SpazioDati was founded to take a new approach to making data accessible to all users, not just scientists and data geeks, as Barbera puts it. “Yes, Linked Data is trying to solve this problem. However, people do not ‘think in the graph,’ yet. They think in tables. They’re not familiar with SPARQL and RDF, yet. The idea of querying, linking, smushing, [and] materializing data from several sources and then finally interpreting and visualizing it to extract valuable information is still far too difficult,” he says, adding that the proliferation of terms and licenses to deal with only adds to the challenge.
“Besides, if you want to manipulate geographic data, things are even worse since you need to know and understand other myriad protocols, formats, projections, acronyms, technologies and tools. Once you reach the point of having at your disposal a huge set of data, still you have to face big data technologies (such as NoSQL and Map Reduce just to name a few), which are not yet always easy to grasp.”
SpazioDati, which also has as part of its management team semantic web index Sindice founder Giovanni Tummarello, received seed funding from Trentorise and from the Chamber of Commerce of Pisa.
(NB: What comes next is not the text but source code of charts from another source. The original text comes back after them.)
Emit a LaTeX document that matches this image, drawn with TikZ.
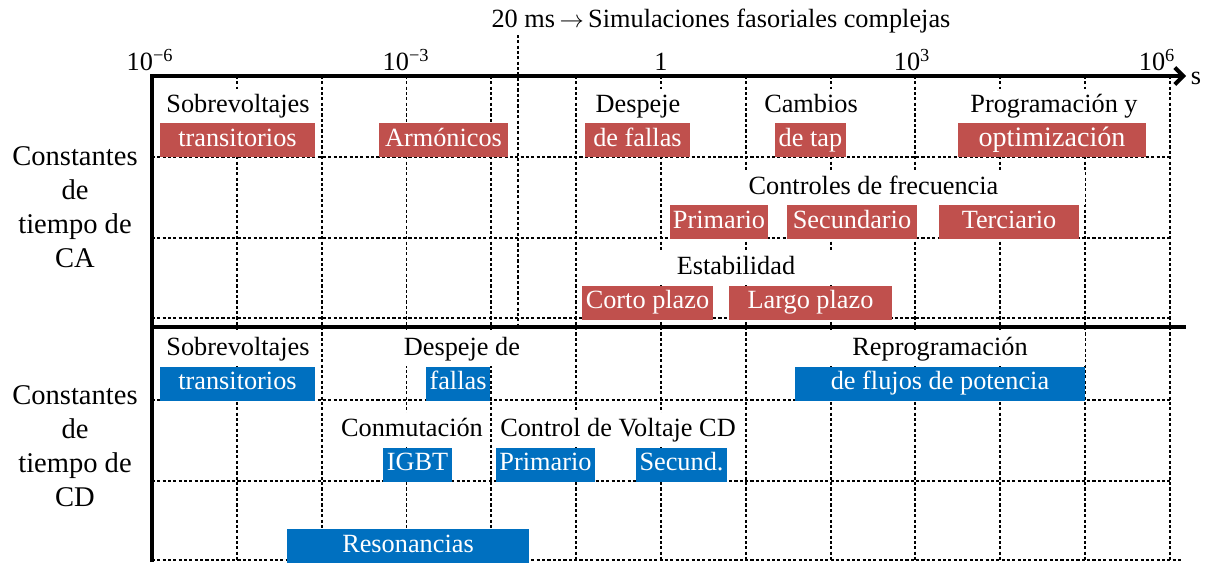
\documentclass[tikz,border=0pt]{standalone}
\usepackage{fontspec}
\setmainfont{Liberation Serif}
\usetikzlibrary{arrows.meta}
\definecolor{acred}{RGB}{192,80,77}
\definecolor{cdblue}{RGB}{0,112,192}
\newlength{\px}
\setlength{\px}{0.025cm}

\begin{document}
\begin{tikzpicture}%
        [x=0.025cm, y=-0.025cm,
        axisline/.style={color=black, line width=2.8pt},
        gridline/.style={color=black, line width=1.4pt, dash pattern=on 2.2pt off 1.6pt},
        lbl/.style={fill=white, inner sep=1pt, minimum height=34\px,
            text height=13pt, text depth=4pt, font=\fontsize{18.7pt}{22pt}\selectfont},
        acbox/.style={fill=acred, text=white, inner sep=0pt, minimum height=34\px,
            text height=13pt, text depth=4pt, font=\fontsize{18.7pt}{22pt}\selectfont},
        cdbox/.style={acbox, fill=cdblue},
        sidelbl/.style={align=center, font=\fontsize{20.3pt}{24.2pt}\selectfont},
        ticklbl/.style={anchor=base, font=\fontsize{18.7pt}{22pt}\selectfont}]
    \useasboundingbox (0,0) rectangle (1206,562);
    %
    %% Drawing the grid
    \foreach \k in {1,...,12}
        \draw[gridline] ({152+84.83*\k},76) -- ({152+84.83*\k},560);
    \foreach \r in {157,238,318,400,481}
        \draw[gridline] (152,\r) -- (1171,\r);
    \draw[gridline] (152,560) -- (1183,560);
    \draw[gridline] (518,35) -- (518,327);
    %
    %% Axis labels
    \node[ticklbl] (titulo) at (721,27) {20 ms\,$\rightarrow$\,Simulaciones fasoriales complejas};
    \node[ticklbl] (tmseis) at (150,70) {10\textsuperscript{−6}};
    \node[ticklbl] (tmtres) at (406,70) {10\textsuperscript{−3}};
    \node[ticklbl] (tuno) at (661,70) {1};
    \node[ticklbl] (ttres) at (912,70) {10\textsuperscript{3}};
    \node[ticklbl] (tseis) at (1157,70) {10\textsuperscript{6}};
    \node[ticklbl, anchor=base west] (unidad) at (1186,84) {s};
    \node[sidelbl] (ladoca) at (75,207) {Constantes\\de\\tiempo de\\CA};
    \node[sidelbl] (ladocd) at (75,446) {Constantes\\de\\tiempo de\\CD};
    %
    %% Constantes de tiempo de CA
    \node[lbl] (sobreca) at (238,106) {Sobrevoltajes};
    \node[lbl] (despca) at (638,106) {Despeje};
    \node[lbl] (cambios) at (811,106) {Cambios};
    \node[lbl] (prog) at (1054,106) {Programación y};
    \node[acbox, minimum width=155\px] (transca) at (237.5,140) {transitorios};
    \node[acbox, minimum width=129\px] (armon) at (443.5,140) {Armónicos};
    \node[acbox, minimum width=105\px] (fallasca) at (637.5,140) {de fallas};
    \node[acbox, minimum width=71\px] (tap) at (810.5,140) {de tap};
    \node[acbox, minimum width=188\px, font=\fontsize{20pt}{24pt}\selectfont] (optim) at (1052,140) {optimización};
    %
    \node[lbl, minimum width=423\px] (frec) at (873.5,188) {Controles de frecuencia};
    \node[acbox, minimum width=98\px] (primca) at (719,222) {Primario};
    \node[acbox, minimum width=130\px] (secca) at (852,222) {Secundario};
    \node[acbox, minimum width=140\px] (terc) at (1009,222) {Terciario};
    %
    \node[lbl, minimum width=308\px] (estab) at (736,268) {Estabilidad};
    \node[acbox, minimum width=131\px] (corto) at (647.5,302.5) {Corto plazo};
    \node[acbox, minimum width=163\px] (largo) at (810.5,302.5) {Largo plazo};
    %
    %% Constantes de tiempo de CD
    \node[lbl] (sobrecd) at (238,349) {Sobrevoltajes};
    \node[lbl] (despcd) at (462,349) {Despeje de};
    \node[lbl, minimum width=290\px] (reprog) at (940,349) {Reprogramación};
    \node[cdbox, minimum width=155\px] (transcd) at (237.5,383.5) {transitorios};
    \node[cdbox, minimum width=64\px] (fallascd) at (458,383.5) {fallas};
    \node[cdbox, minimum width=290\px] (flujos) at (940,383.5) {de flujos de potencia};
    %
    \node[lbl] (conmut) at (412,430) {Conmutación};
    \node[lbl] (voltcd) at (618,430) {Control de Voltaje CD};
    \node[cdbox, minimum width=69\px] (igbt) at (417.5,464.5) {IGBT};
    \node[cdbox, minimum width=99\px] (primcd) at (545.5,464.5) {Primario};
    \node[cdbox, minimum width=91\px] (seccd) at (681.5,464.5) {Secund.};
    %
    \node[cdbox, minimum width=242\px] (reson) at (408,546) {Resonancias};
    %
    %% Drawing the axes
    \draw[axisline,-{Straight Barb[length=6pt,width=12pt]}] (152,562) -- (152,76) -- (1186,76);
    \draw[axisline] (152,327) -- (1186,327);
    \end{tikzpicture}
\end{document}
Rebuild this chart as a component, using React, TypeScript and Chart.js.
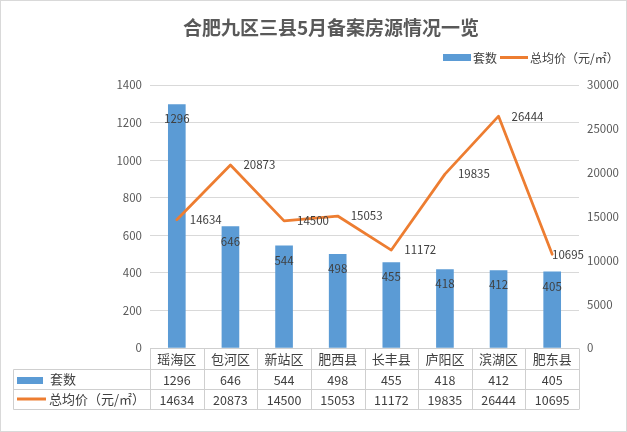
import React, { useEffect, useRef } from "react";
import { Chart, registerables } from "chart.js";

Chart.register(...registerables);

const TITLE = "合肥九区三县5月备案房源情况一览";
const categories = ["瑶海区", "包河区", "新站区", "肥西县", "长丰县", "庐阳区", "滨湖区", "肥东县"];
const countName = "套数";
const priceName = "总均价（元/㎡）";
const counts = [1296, 646, 544, 498, 455, 418, 412, 405];
const prices = [14634, 20873, 14500, 15053, 11172, 19835, 26444, 10695];
const leftAxis = [0, 1400, 200];
const rightAxis = [0, 30000, 5000];

const BAR = "#5B9BD5";
const LINE = "#ED7D31";
const FONT = "'Noto Sans CJK SC', 'Noto Sans', sans-serif";
const TEXT = "#404040";
const AXIS_TEXT = "#595959";
const GRID = "#d9d9d9";
const TABLE_LINE = "#cfcfcf";

const W = 627;
const H = 432;

const decorPlugin = {
  id: "decor",
  afterDraw(chart: any) {
    const ctx: CanvasRenderingContext2D = chart.ctx;
    const { left, right, bottom } = chart.chartArea;
    ctx.save();

    // outer border
    ctx.strokeStyle = GRID;
    ctx.lineWidth = 1;
    ctx.strokeRect(0.5, 0.5, W - 1, H - 1);

    // title
    ctx.fillStyle = AXIS_TEXT;
    ctx.font = `bold 19px ${FONT}`;
    ctx.textAlign = "center";
    ctx.textBaseline = "middle";
    ctx.fillText(TITLE, 331, 28);

    // legend
    ctx.font = `12px ${FONT}`;
    ctx.textAlign = "left";
    ctx.fillStyle = BAR;
    ctx.fillRect(443, 54, 28, 7);
    ctx.fillStyle = TEXT;
    ctx.fillText(countName, 473, 58);
    ctx.strokeStyle = LINE;
    ctx.lineWidth = 3;
    ctx.beginPath();
    ctx.moveTo(500, 57.5);
    ctx.lineTo(528, 57.5);
    ctx.stroke();
    ctx.fillStyle = TEXT;
    ctx.fillText(priceName, 530, 58);

    // data table
    const n = categories.length;
    const cw = (right - left) / n;
    const y0 = Math.round(bottom) + 0.5;
    const y1 = y0 + 21;
    const y2 = y1 + 20;
    const y3 = y2 + 20;
    const tl = 13.5;
    ctx.strokeStyle = TABLE_LINE;
    ctx.lineWidth = 1;
    ctx.beginPath();
    ctx.moveTo(left, y0);
    ctx.lineTo(right, y0);
    [y1, y2, y3].forEach((yy) => {
      ctx.moveTo(tl, yy);
      ctx.lineTo(right, yy);
    });
    ctx.moveTo(tl, y1);
    ctx.lineTo(tl, y3);
    for (let i = 0; i <= n; i++) {
      const xx = Math.round(left + i * cw) + 0.5;
      ctx.moveTo(xx, y0);
      ctx.lineTo(xx, y3);
    }
    ctx.stroke();

    ctx.fillStyle = TEXT;
    ctx.textAlign = "center";
    ctx.textBaseline = "middle";
    const xs = chart.scales.x;
    categories.forEach((c, i) => {
      const cx = xs.getPixelForValue(i);
      ctx.font = `13px ${FONT}`;
      ctx.fillText(c, cx, (y0 + y1) / 2);
      ctx.font = `12.5px ${FONT}`;
      ctx.fillText(String(counts[i]), cx, (y1 + y2) / 2 + 0.5);
      ctx.fillText(String(prices[i]), cx, (y2 + y3) / 2 + 0.5);
    });

    // row headers
    ctx.textAlign = "left";
    ctx.font = `13px ${FONT}`;
    ctx.fillStyle = BAR;
    ctx.fillRect(17, 377, 26, 7);
    ctx.fillStyle = TEXT;
    ctx.fillText(countName, 50, (y1 + y2) / 2);
    ctx.strokeStyle = LINE;
    ctx.lineWidth = 3;
    ctx.beginPath();
    ctx.moveTo(17, 399);
    ctx.lineTo(46, 399);
    ctx.stroke();
    ctx.fillStyle = TEXT;
    ctx.fillText(priceName, 49, (y2 + y3) / 2);

    ctx.restore();
  },
};

const labelPlugin = {
  id: "labels",
  afterDatasetsDraw(chart: any) {
    const ctx: CanvasRenderingContext2D = chart.ctx;
    const { right } = chart.chartArea;
    ctx.save();
    ctx.font = `11.5px ${FONT}`;
    ctx.fillStyle = TEXT;
    ctx.textBaseline = "middle";
    const barMeta = chart.getDatasetMeta(0);
    ctx.textAlign = "center";
    barMeta.data.forEach((el: any, i: number) => {
      ctx.fillText(String(counts[i]), el.x, el.y + 14.5);
    });
    const lineMeta = chart.getDatasetMeta(1);
    ctx.textAlign = "left";
    lineMeta.data.forEach((el: any, i: number) => {
      const t = String(prices[i]);
      const tw = ctx.measureText(t).width;
      const x = Math.min(el.x + 13, right + 5 - tw);
      ctx.fillText(t, x, el.y);
    });
    ctx.restore();
  },
};

const plain = (v: any) => String(v);

export default function App() {
  const ref = useRef<HTMLCanvasElement | null>(null);
  useEffect(() => {
    if (!ref.current) return;
    const chart = new Chart(ref.current, {
      type: "bar",
      data: {
        labels: categories,
        datasets: [
          {
            type: "bar",
            label: countName,
            data: counts,
            backgroundColor: BAR,
            barThickness: 17,
            yAxisID: "y",
            order: 1,
          },
          {
            type: "line",
            label: priceName,
            data: prices,
            borderColor: LINE,
            backgroundColor: LINE,
            borderWidth: 2.75,
            pointRadius: 0,
            tension: 0,
            borderJoinStyle: "round",
            borderCapStyle: "round",
            yAxisID: "y1",
            order: 0,
          } as any,
        ],
      },
      options: {
        responsive: false,
        animation: false,
        events: [],
        layout: { padding: { top: 85, bottom: H - 348, left: 0, right: 0 } },
        plugins: {
          legend: { display: false },
          title: { display: false },
          tooltip: { enabled: false },
        },
        scales: {
          x: { display: false },
          y: {
            position: "left",
            min: leftAxis[0],
            max: leftAxis[1],
            ticks: {
              stepSize: leftAxis[2],
              padding: 8,
              color: AXIS_TEXT,
              font: { family: FONT, size: 11.5 },
              callback: plain,
            },
            grid: { color: GRID, drawTicks: false },
            border: { display: false },
            afterFit(scale: any) {
              scale.width = 150;
            },
          },
          y1: {
            position: "right",
            min: rightAxis[0],
            max: rightAxis[1],
            ticks: {
              stepSize: rightAxis[2],
              padding: 8,
              color: AXIS_TEXT,
              font: { family: FONT, size: 11.5 },
              callback: plain,
            },
            grid: { display: false, drawTicks: false },
            border: { display: false },
            afterFit(scale: any) {
              scale.width = W - 579;
            },
          },
        },
      } as any,
      plugins: [labelPlugin, decorPlugin],
    });
    return () => chart.destroy();
  }, []);
  return (
    <div style={{ position: "absolute", left: 0, top: 0, width: W, height: H, background: "#fff" }}>
      <canvas ref={ref} width={W} height={H} style={{ display: "block" }} />
    </div>
  );
}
It started developing Dandelion.eu this January. “We strongly believe that the real value is putting data in context,” says Barbera. The private beta will be based on its “data backbone,” which is a set of data coming from DBpedia (SpazioDati maintains the Italian DBpedia), Openstreetmap, Geonames and some government Open Data sources. The private beta will feature two datasets: Italian points of interest and local events. “The aim of the private beta is to test the usability of our APIs so it’s mainly targeted to developers,” says Barbera.
Going forward, Dandelion envisions establishing many partnerships to bring more data into its market, including with private data providers who want to distribute their data for free or for a fee. It can link private corporate data coming from partners with government- and community-generated Open Data. “Each data source, public or private, is then connected to our data ingestion and curation pipeline to be cleaned, enriched, linked and finally published on Dandelion,” says Barbera. At the moment the curation pipeline is operated by SpazioDati, but by the end of the year it plans to make it available to users, who will then be able to themselves publish their own datasets on Dandelion. Currently, users can access the curation pipeline for its entity extraction and linking API, which Barbera says works well even on very short texts in English and Italian.
Dandelion is familiar with the fate of other data marketplaces, such as the Kasabi Linked Data Marketplace, which explained last year when it closed that it was still too early in the open data revolution for third-party data marketplaces to really have a clear niche. That raises some questions about making it in the data marketplace arena. Kasabi, Barbera says, was actually a source of inspiration for Dandelion, and he and the team at SpazioDati were sad to see it go. SpazioDati agrees that at the time, it was too early for data markets, but not anymore. Secondly, says Barbera, while Kasabi was very powerful it was still too difficult for many users. And, he adds, Kasabi was relying too much (and too early) on being an exchange rather than a market – “that is, it was focused on offering tools for data producers to publish and distribute their data rather than offering high-quality datasets to its users.”
Dandelion, in contrast, is focusing on the demand side. “The possibility for users to publish their own data will come next, when there will be already a sufficient critical mass of data to which user-generated datasets can be linked,” he says. And to avoid the complexity concern, it’s keeping “‘the graph’ and semantic jargon completely hidden,” just exposing simple, easy-to-use REST APIs to consume tabular data. “Look at Open Data (and Linked Data) initiatives and projects: there’s clearly a shortage of applications based on this data,” he says, and you can credit that to data still being difficult to use even when it’s found. That, Barbera says, is where Dandelion comes in.
“It’s just a matter of time for data producers and data consumers to understand the potential of this approach,” he says. As for the chasm that exists between data owners and end users, Dandelion wants to bridge it by leveraging the community of developers and IT pros at small and medium enterprises, who can mix in their creativity with the data to produce smart value-added applications that end up in the hands of everyday end users. As for the end-user group of non-developer data professionals — statisticians, architects, policy makers and marketers – “we’ll offer the possibility to use the data to build reports and visualizations that they can easily export and use,” he says.
While its primary target right now, then, are developers and IT departments at smaller companies, SpazioDati does want to be a resource for corporations that may not even know what treasure resides in their own data. “Serendipity is the secret ingredient: data that originates in a corporation in a certain sector might be used for doing something different in a completely unrelated context,” he says. “The way we approach data providers depends on their business model. We basically offer them the opportunity to extract the hidden value in their data by making it available for free or for a fee to hundreds of consumers.”
Plans are for Dandelion to launch the first live product, which will still be focused on data about Italy, this summer. “By the end of the year we’ll go international by publishing data with a European focus, and we’ll allow users to upload, curate, link and publish their own datasets,” says Barbera. “Gradually, we’ll start ‘exposing the graph.’ By the end of the year we’ll also extend the set of languages supported by the curation pipeline.”